▶ OBJECTIVE
Repeat what the lines below say, word for word, and skip every image.
··········
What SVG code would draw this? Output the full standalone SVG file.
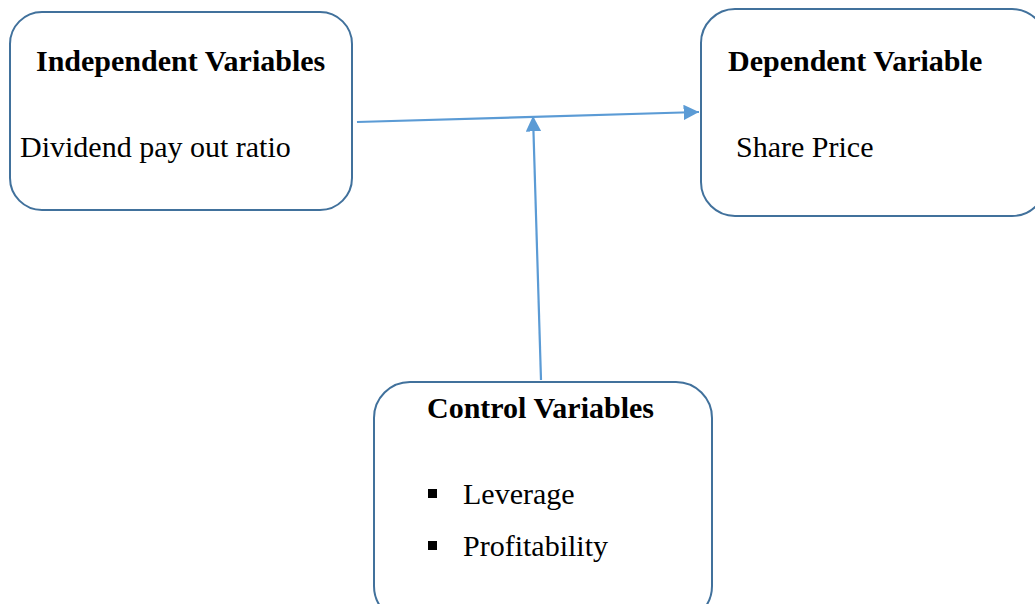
<svg xmlns="http://www.w3.org/2000/svg" width="1035" height="604" viewBox="0 0 1035 604">
<style>
.box{fill:#fff;stroke:#41719c;stroke-width:2}
.t{font-family:"Liberation Serif","Times New Roman",serif;font-size:30px;fill:#000}
.b{font-weight:bold}
.c{stroke:#5b9bd5;stroke-width:2.2;fill:none}
</style>
<defs>
<marker id="ah" viewBox="0 0 10 10" refX="10" refY="5" markerWidth="7" markerHeight="7" orient="auto" markerUnits="strokeWidth">
<path d="M0,0 L10,5 L0,10 z" fill="#5b9bd5"/>
</marker>
</defs>
<rect width="1035" height="604" fill="#fff"/>
<g id="independent">
<rect class="box" x="10" y="12" width="342" height="198" rx="32"/>
<text class="t b" x="36" y="71">Independent Variables</text>
<text class="t" x="20" y="157">Dividend pay out ratio</text>
</g>
<g id="dependent">
<rect class="box" x="701" y="9" width="345" height="207" rx="34"/>
<text class="t b" x="728" y="71">Dependent Variable</text>
<text class="t" x="736" y="157">Share Price</text>
</g>
<g id="control">
<rect class="box" x="374" y="382" width="338" height="240" rx="36"/>
<text class="t b" x="427" y="418">Control Variables</text>
<rect x="428" y="489" width="9" height="9" fill="#000"/>
<text class="t" x="463" y="504">Leverage</text>
<rect x="428" y="541" width="9" height="9" fill="#000"/>
<text class="t" x="463" y="556">Profitability</text>
</g>
<g id="connectors">
<line class="c" x1="357" y1="122" x2="699" y2="112" marker-end="url(#ah)"/>
<line class="c" x1="541" y1="380" x2="533" y2="116" marker-end="url(#ah)"/>
</g>
</svg>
··········
▶ THE RESPONSE
What SVG code would draw this? Output the full standalone SVG file.
<svg xmlns="http://www.w3.org/2000/svg" width="1035" height="604" viewBox="0 0 1035 604">
<style>
.box{fill:#fff;stroke:#41719c;stroke-width:2}
.t{font-family:"Liberation Serif","Times New Roman",serif;font-size:30px;fill:#000}
.b{font-weight:bold}
.c{stroke:#5b9bd5;stroke-width:2.2;fill:none}
</style>
<defs>
<marker id="ah" viewBox="0 0 10 10" refX="10" refY="5" markerWidth="7" markerHeight="7" orient="auto" markerUnits="strokeWidth">
<path d="M0,0 L10,5 L0,10 z" fill="#5b9bd5"/>
</marker>
</defs>
<rect width="1035" height="604" fill="#fff"/>
<g id="independent">
<rect class="box" x="10" y="12" width="342" height="198" rx="32"/>
<text class="t b" x="36" y="71">Independent Variables</text>
<text class="t" x="20" y="157">Dividend pay out ratio</text>
</g>
<g id="dependent">
<rect class="box" x="701" y="9" width="345" height="207" rx="34"/>
<text class="t b" x="728" y="71">Dependent Variable</text>
<text class="t" x="736" y="157">Share Price</text>
</g>
<g id="control">
<rect class="box" x="374" y="382" width="338" height="240" rx="36"/>
<text class="t b" x="427" y="418">Control Variables</text>
<rect x="428" y="489" width="9" height="9" fill="#000"/>
<text class="t" x="463" y="504">Leverage</text>
<rect x="428" y="541" width="9" height="9" fill="#000"/>
<text class="t" x="463" y="556">Profitability</text>
</g>
<g id="connectors">
<line class="c" x1="357" y1="122" x2="699" y2="112" marker-end="url(#ah)"/>
<line class="c" x1="541" y1="380" x2="533" y2="116" marker-end="url(#ah)"/>
</g>
</svg>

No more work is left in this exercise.